> **EXERCISE REQUIREMENTS**: Retype nothing but the lines from the start of the material up to and including the line with "cap_shift = (cap_size". Pictures don't belong in the copy.
_ _ _ _ _ _ _
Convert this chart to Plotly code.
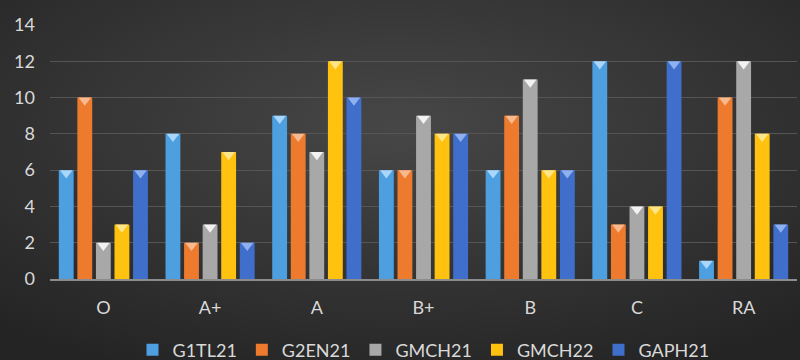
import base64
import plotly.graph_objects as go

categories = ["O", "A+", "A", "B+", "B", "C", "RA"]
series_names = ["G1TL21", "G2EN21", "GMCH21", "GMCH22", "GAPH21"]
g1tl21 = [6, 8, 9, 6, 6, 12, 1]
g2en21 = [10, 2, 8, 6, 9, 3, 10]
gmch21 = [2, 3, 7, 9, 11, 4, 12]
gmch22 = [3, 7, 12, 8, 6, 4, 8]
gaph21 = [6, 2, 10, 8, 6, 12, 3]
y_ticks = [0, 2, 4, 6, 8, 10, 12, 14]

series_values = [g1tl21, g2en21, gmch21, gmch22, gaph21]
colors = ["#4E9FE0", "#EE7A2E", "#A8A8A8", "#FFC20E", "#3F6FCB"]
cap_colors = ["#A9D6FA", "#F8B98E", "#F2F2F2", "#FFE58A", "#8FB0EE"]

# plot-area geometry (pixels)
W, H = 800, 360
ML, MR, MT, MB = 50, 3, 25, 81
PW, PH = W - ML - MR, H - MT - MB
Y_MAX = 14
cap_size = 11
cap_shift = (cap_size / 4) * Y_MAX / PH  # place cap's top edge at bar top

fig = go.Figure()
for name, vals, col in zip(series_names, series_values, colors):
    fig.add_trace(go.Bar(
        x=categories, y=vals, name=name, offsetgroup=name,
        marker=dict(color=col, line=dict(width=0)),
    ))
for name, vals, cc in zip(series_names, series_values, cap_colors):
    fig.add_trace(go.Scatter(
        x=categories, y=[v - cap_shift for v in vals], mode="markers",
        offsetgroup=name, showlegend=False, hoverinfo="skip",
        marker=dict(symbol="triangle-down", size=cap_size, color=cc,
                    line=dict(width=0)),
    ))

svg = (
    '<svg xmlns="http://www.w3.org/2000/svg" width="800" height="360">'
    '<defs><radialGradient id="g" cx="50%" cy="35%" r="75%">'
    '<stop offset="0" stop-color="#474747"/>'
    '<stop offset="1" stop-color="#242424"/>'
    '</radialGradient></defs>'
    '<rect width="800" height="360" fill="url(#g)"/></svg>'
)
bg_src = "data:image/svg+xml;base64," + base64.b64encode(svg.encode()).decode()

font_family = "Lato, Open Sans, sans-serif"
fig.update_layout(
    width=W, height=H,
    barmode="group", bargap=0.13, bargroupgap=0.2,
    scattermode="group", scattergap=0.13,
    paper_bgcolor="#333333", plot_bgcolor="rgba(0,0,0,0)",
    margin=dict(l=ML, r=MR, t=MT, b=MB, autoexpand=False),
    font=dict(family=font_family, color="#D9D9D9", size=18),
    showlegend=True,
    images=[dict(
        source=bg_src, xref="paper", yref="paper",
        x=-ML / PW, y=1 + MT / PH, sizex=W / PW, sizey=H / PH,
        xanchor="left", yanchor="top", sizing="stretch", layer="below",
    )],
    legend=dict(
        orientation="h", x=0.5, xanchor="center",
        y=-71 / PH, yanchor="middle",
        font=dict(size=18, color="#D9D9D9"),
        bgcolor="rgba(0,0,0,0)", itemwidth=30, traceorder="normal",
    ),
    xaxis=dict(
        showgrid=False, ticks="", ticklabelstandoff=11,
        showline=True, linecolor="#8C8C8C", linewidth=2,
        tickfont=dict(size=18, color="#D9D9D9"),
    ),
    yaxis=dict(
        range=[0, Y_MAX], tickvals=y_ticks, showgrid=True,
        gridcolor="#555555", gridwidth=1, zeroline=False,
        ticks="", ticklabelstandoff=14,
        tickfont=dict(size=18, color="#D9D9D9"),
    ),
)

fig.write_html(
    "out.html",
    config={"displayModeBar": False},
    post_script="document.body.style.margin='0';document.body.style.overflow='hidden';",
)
_ _ _ _ _ _ _
> **THE OUTPUT**:
Convert this chart to Plotly code.
import base64
import plotly.graph_objects as go

categories = ["O", "A+", "A", "B+", "B", "C", "RA"]
series_names = ["G1TL21", "G2EN21", "GMCH21", "GMCH22", "GAPH21"]
g1tl21 = [6, 8, 9, 6, 6, 12, 1]
g2en21 = [10, 2, 8, 6, 9, 3, 10]
gmch21 = [2, 3, 7, 9, 11, 4, 12]
gmch22 = [3, 7, 12, 8, 6, 4, 8]
gaph21 = [6, 2, 10, 8, 6, 12, 3]
y_ticks = [0, 2, 4, 6, 8, 10, 12, 14]

series_values = [g1tl21, g2en21, gmch21, gmch22, gaph21]
colors = ["#4E9FE0", "#EE7A2E", "#A8A8A8", "#FFC20E", "#3F6FCB"]
cap_colors = ["#A9D6FA", "#F8B98E", "#F2F2F2", "#FFE58A", "#8FB0EE"]

# plot-area geometry (pixels)
W, H = 800, 360
ML, MR, MT, MB = 50, 3, 25, 81
PW, PH = W - ML - MR, H - MT - MB
Y_MAX = 14
cap_size = 11
cap_shift = (cap_size / 4) * Y_MAX / PH  # place cap's top edge at bar top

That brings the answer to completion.